Wideband hybrid metamaterial absorber via compound design of multiple mechanisms

Abstract

Broadband and high efficiency are the two core indexes of absorption research, which usually requires a balance between them. Therefore, how to take into account both and achieve broadband and efficient absorption is a hot topic in current research. In this paper, by the compound design of multiple mechanisms, a kind of wideband hybrid metamaterial absorber (HMA) is proposed. The overall structure consists of a layer of patterned resistive film and a layer of magnetic absorbing material (MAM) separated by the air.
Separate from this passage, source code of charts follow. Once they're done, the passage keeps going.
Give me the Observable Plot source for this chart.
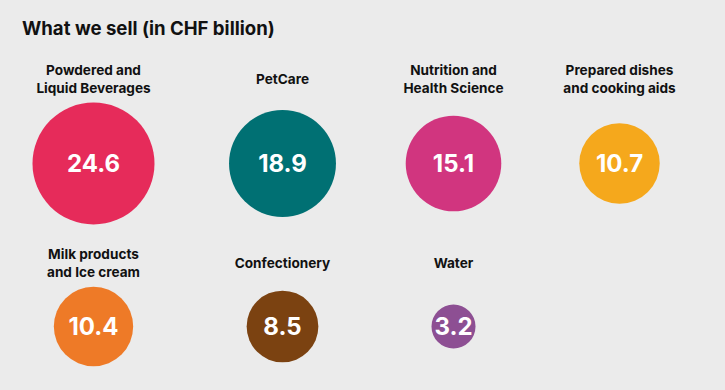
<!DOCTYPE html>
<html>
<head>
<meta charset="utf-8">
<script src="https://cdn.jsdelivr.net/npm/d3@7"></script>
<script src="https://cdn.jsdelivr.net/npm/@observablehq/plot@0.6"></script>
<style>
  html, body { margin: 0; padding: 0; background: #ebebeb; }
  #wrap { width: 725px; height: 390px; background: #ebebeb; font-family: Inter, "Noto Sans", sans-serif; overflow: hidden; }
  #title { height: 50px; box-sizing: border-box; padding: 18px 0 0 22px; font-size: 18.6px; line-height: 20px; font-weight: 700; color: #111; }
  svg { display: block; }
</style>
</head>
<body>
<div id="wrap">
  <div id="title">What we sell (in CHF billion)</div>
  <div id="chart"></div>
</div>
<script>
const categories = [
  "Powdered and\nLiquid Beverages",
  "PetCare",
  "Nutrition and\nHealth Science",
  "Prepared dishes\nand cooking aids",
  "Milk products\nand Ice cream",
  "Confectionery",
  "Water"
];
const sales = [24.6, 18.9, 15.1, 10.7, 10.4, 8.5, 3.2];
const colors = ["#e62b5a", "#007073", "#d1357f", "#f5a81c", "#ee7a27", "#7b4211", "#8d4f93"];
const perRow = 4;

const data = categories.map((c, i) => ({
  category: c,
  value: sales[i],
  col: i % perRow,
  row: Math.floor(i / perRow)
}));

const rScale = {type: "sqrt", domain: [0, d3.max(sales)], range: [0, 61]};
const rFn = Plot.scale({r: rScale});
const rows = d3.groups(data, d => d.row);

const labelMarks = rows.map(([row, items]) => {
  const maxR = rFn.apply(d3.max(items, d => d.value));
  return Plot.text(items, {
    x: "col", y: "row", text: "category",
    dy: -(maxR + 24.5),
    fontSize: 13.6, fontWeight: 700, fill: "#111", lineHeight: 1.32,
    fontFamily: "Inter, sans-serif"
  });
});

const chart = Plot.plot({
  width: 725,
  height: 340,
  margin: 0,
  style: {background: "#ebebeb", fontFamily: "Inter, sans-serif"},
  x: {type: "linear", domain: [0, 1, 2, 3], range: [93, 282, 453, 619], axis: null},
  y: {domain: [0, 1], range: [113, 276], axis: null},
  r: rScale,
  color: {type: "ordinal", domain: categories, range: colors},
  marks: [
    Plot.dot(data, {x: "col", y: "row", r: "value", fill: "category", stroke: null}),
    Plot.text(data, {x: "col", y: "row", text: d => d.value.toFixed(1), fill: "white", fontSize: 24, fontWeight: 700, dy: 1}),
    ...labelMarks
  ]
});
document.getElementById("chart").appendChild(chart);
</script>
</body>
</html>
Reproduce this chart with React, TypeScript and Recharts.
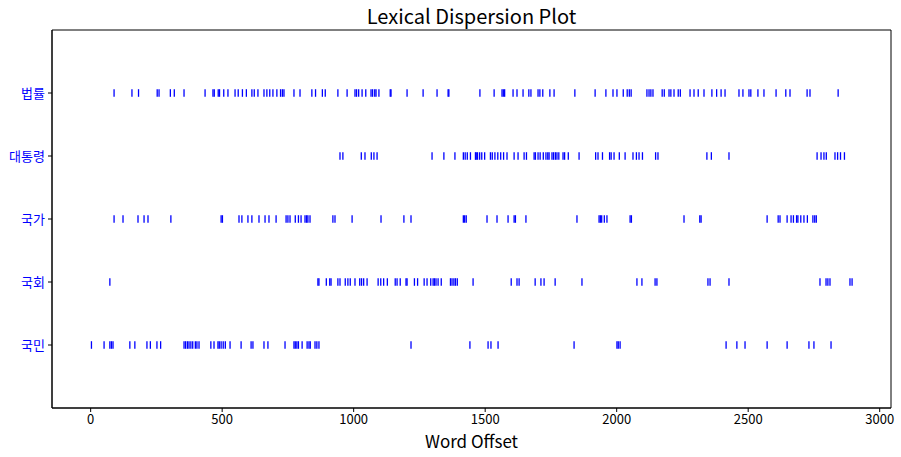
import React from 'react';
import { ScatterChart, Scatter, XAxis, YAxis, ReferenceArea } from 'recharts';

const words = ['국민', '국회', '국가', '대통령', '법률'];

const offsetsGukmin = [3, 51, 73, 79, 85, 149, 168, 214, 227, 252, 266, 355, 361, 368, 374, 381, 388, 398, 404, 412, 457, 469, 484, 489, 496, 504, 512, 530, 572, 610, 617, 659, 674, 739, 773, 778, 784, 790, 804, 823, 830, 835, 853, 860, 868, 1218, 1442, 1511, 1522, 1549, 1838, 2001, 2006, 2013, 2416, 2457, 2488, 2572, 2648, 2731, 2750, 2815];

const offsetsGukhoe = [73, 864, 868, 896, 909, 914, 940, 948, 968, 978, 987, 1005, 1023, 1030, 1038, 1051, 1093, 1103, 1114, 1128, 1158, 1165, 1177, 1199, 1203, 1231, 1243, 1268, 1279, 1293, 1302, 1307, 1313, 1321, 1333, 1368, 1374, 1381, 1387, 1394, 1454, 1599, 1621, 1629, 1690, 1712, 1724, 1766, 1868, 2077, 2096, 2146, 2153, 2347, 2355, 2427, 2773, 2796, 2803, 2811, 2887, 2895];

const offsetsGukga = [89, 123, 180, 203, 218, 305, 496, 501, 564, 575, 598, 613, 640, 663, 678, 705, 743, 750, 758, 778, 790, 800, 815, 821, 826, 834, 921, 929, 994, 1104, 1191, 1218, 1417, 1422, 1428, 1507, 1545, 1587, 1610, 1615, 1655, 1849, 1933, 1938, 1943, 1953, 1963, 2051, 2056, 2256, 2316, 2321, 2572, 2614, 2621, 2648, 2663, 2672, 2684, 2689, 2700, 2712, 2725, 2746, 2753, 2759];

const offsetsDaetongryeong = [948, 959, 1029, 1043, 1067, 1077, 1089, 1298, 1343, 1385, 1417, 1424, 1432, 1444, 1463, 1466, 1471, 1479, 1487, 1498, 1520, 1527, 1537, 1548, 1559, 1570, 1583, 1610, 1625, 1648, 1657, 1686, 1691, 1701, 1709, 1721, 1731, 1738, 1743, 1754, 1760, 1767, 1773, 1780, 1796, 1802, 1816, 1857, 1920, 1929, 1946, 1973, 1979, 1990, 2010, 2032, 2062, 2075, 2085, 2098, 2148, 2157, 2343, 2360, 2427, 2762, 2777, 2788, 2797, 2830, 2840, 2851, 2866];

const offsetsBeopryul = [89, 157, 182, 253, 260, 303, 318, 355, 435, 465, 470, 485, 490, 506, 522, 549, 561, 577, 592, 613, 622, 636, 659, 670, 681, 693, 708, 722, 729, 735, 773, 796, 841, 855, 881, 892, 940, 975, 1005, 1011, 1019, 1032, 1046, 1066, 1072, 1080, 1085, 1096, 1139, 1142, 1203, 1264, 1317, 1359, 1362, 1480, 1534, 1564, 1569, 1574, 1606, 1621, 1644, 1666, 1674, 1701, 1708, 1719, 1746, 1762, 1841, 1918, 1959, 1986, 2001, 2025, 2040, 2048, 2055, 2115, 2123, 2130, 2138, 2173, 2181, 2199, 2206, 2218, 2234, 2242, 2279, 2294, 2310, 2332, 2362, 2380, 2397, 2412, 2465, 2480, 2503, 2510, 2537, 2560, 2606, 2643, 2659, 2724, 2735, 2842];

const xTicks = [0, 500, 1000, 1500, 2000, 2500, 3000];
const yTicks = [0, 1, 2, 3, 4];
const xDomain = [-147, 3043];
const yDomain = [-1, 5];

const allOffsets = [offsetsGukmin, offsetsGukhoe, offsetsGukga, offsetsDaetongryeong, offsetsBeopryul];

const FONT = '"Noto Sans CJK KR", "Noto Sans", sans-serif';

const TickMark = (props: any) => {
  const { cx, cy } = props;
  if (cx == null || cy == null) return null;
  return <line x1={cx} x2={cx} y1={cy - 3.8} y2={cy + 3.8} stroke="#0000ff" strokeWidth={1.3} />;
};

const YTick = (props: any) => {
  const { x, y, payload } = props;
  return (
    <text x={x} y={y} dy={5} textAnchor="end" fill="#0000ff" fontSize={13} fontFamily={FONT}>
      {words[payload.value]}
    </text>
  );
};

export default function App() {
  return (
    <div style={{ position: 'absolute', left: 0, top: 0, width: 901, height: 457, background: '#fff' }}>
      <div
        style={{
          position: 'absolute',
          left: 52,
          width: 839,
          top: 3,
          textAlign: 'center',
          fontFamily: FONT,
          fontSize: 20,
          color: '#000',
          lineHeight: '26px',
        }}
      >
        Lexical Dispersion Plot
      </div>
      <ScatterChart width={901} height={457} margin={{ top: 30, right: 10, bottom: 0, left: 0 }}>
        <XAxis
          type="number"
          dataKey="x"
          domain={xDomain}
          ticks={xTicks}
          allowDataOverflow
          height={49}
          tickSize={4}
          tickMargin={3}
          axisLine={{ stroke: '#000' }}
          tickLine={{ stroke: '#000' }}
          tick={{ fill: '#000', fontSize: 13, fontFamily: FONT }}
          label={{ value: 'Word Offset', position: 'insideBottom', offset: 9, fill: '#000', fontSize: 17, fontFamily: FONT }}
        />
        <YAxis
          type="number"
          dataKey="y"
          domain={yDomain}
          ticks={yTicks}
          width={52}
          tickSize={4}
          tickMargin={3}
          axisLine={{ stroke: '#000' }}
          tickLine={{ stroke: '#000' }}
          tick={<YTick />}
        />
        <ReferenceArea
          x1={xDomain[0]}
          x2={xDomain[1]}
          y1={yDomain[0]}
          y2={yDomain[1]}
          fill="none"
          fillOpacity={0}
          stroke="#000"
          strokeWidth={1}
          strokeOpacity={1}
        />
        {allOffsets.map((offs, i) => (
          <Scatter
            key={words[i]}
            name={words[i]}
            data={offs.map((x) => ({ x, y: i }))}
            shape={<TickMark />}
            isAnimationActive={false}
          />
        ))}
      </ScatterChart>
    </div>
  );
}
The resistive layer is designed as square ring type to regulate the local magnetic field, which results in significant magnetic field enhancement within the MAM layer, and this mechanism provides a prerequisite for wideband and high-efficiency absorption in the low frequency band. Furthermore, due to the electrical losses of the resistive film, another absorption band is additionally excited in the high frequency band. Thanks to the multiple mechanisms, the absorption efficiency above 90% in the 3.2–22.0 GHz frequency band can be realized, and the thickness of the overall structure is 7.0 mm that is 0.07 of the wavelengths at the lowest frequency point. To demonstrate this method, a prototype is designed, fabricated and measured. Both the simulation and experiment results verify the effectiveness of the proposed method. This work provides a new method to design wideband and high-efficiency electromagnetic absorption structures and may find potential applications in multi-functional planar or conformal structures.